# Separation Anxiety



## Lotus (Apr 16, 2013)

Hi,
I got a 7 mo old GSD and he's got some serious separation anxiety problems. When we first got him at 2months he had a crate that we put him in while we slept or just for training purposes.

We've...
- Ignored his whining
- Gave him his own space (not always giving him attention)
- Gave him his toys to play with
- Gave him attention when he's calm and behaved
*- Exercise him 2hrs a day!*
- Train him (stimulate his brain)

He never destroys things in the house while we are home. We've never gave him attention or rewarded bad behaviors because he would never do it while we're present in the house. Whenever we leave we come to a giant mess of things destroyed or thrown all over the ground. This is getting exhausting and expensive!

He has not been destroying things even a month ago but has recently picked up on this. He hasn't been neutered yet and we're getting him neutered this upcoming Wednesday.

How do we fix this issue?


----------



## Dbrooke407 (Apr 18, 2013)

If you can't provide 100% constant supervision, he needs to be crated. That'll help keep your house intact while you're gone!

One thing you could do is to crate him and leaves his sight. If he stays quiet, immediately praise and reward. If he goes nuts, wait for a break in his anxiety and immediately come back in sight with praises and rewards. You only need to be out of his sight for a few seconds unless he's crying. Do that for a few days and then when you leave his sight, count to ten in your head. If that's too long, count to 5. Gradually work your way up until you can leave his sight and him be okay with it. This could take quite some time to accomplish though! 

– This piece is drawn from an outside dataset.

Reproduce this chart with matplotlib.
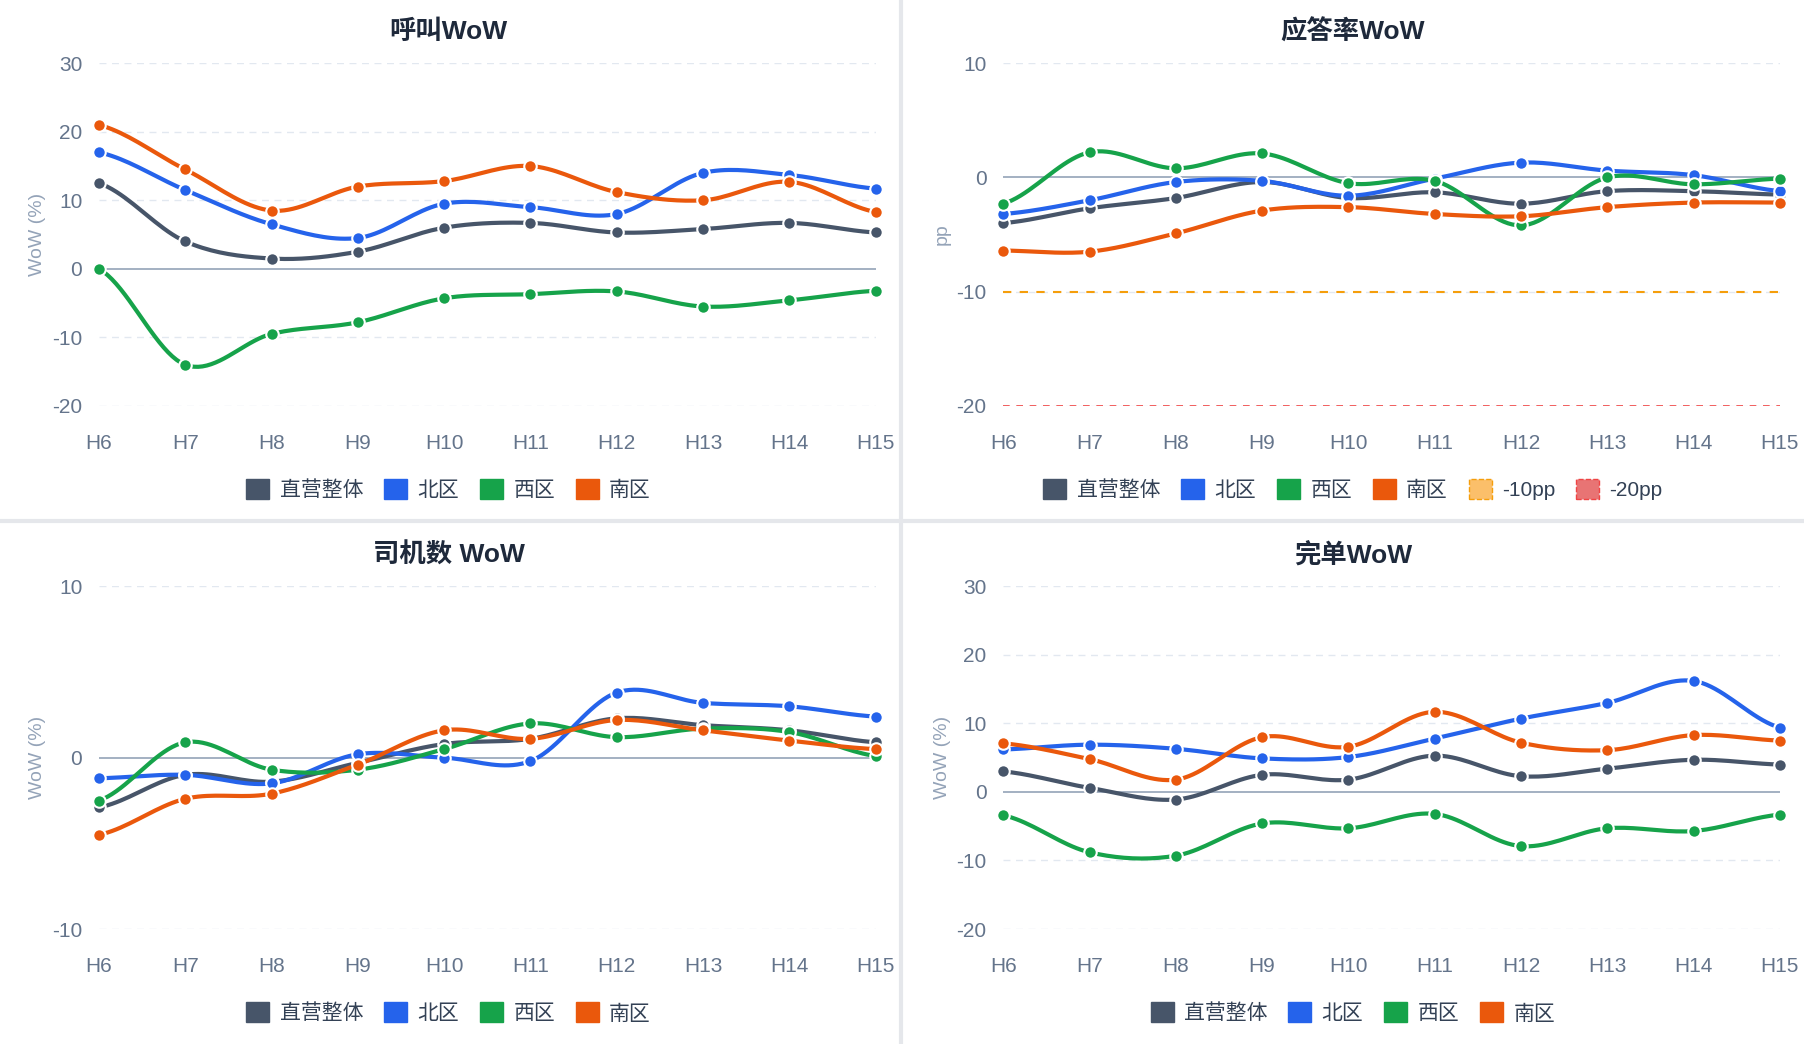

Another thing you could do is get him a companion. Probably not the easiest solution as you may not be ready for another dog. We used to have a dog named Gracie and every time we left the house we came home to the blinds ripped off the windows and shredded. We probably spent $1000 or more on blinds because of her anxiety of being left alone. One day my dad comes home with a puppy to surprise us. Gracie hated the puppy for quite some time, but she never ate the blinds or tore stuff up in our absence again!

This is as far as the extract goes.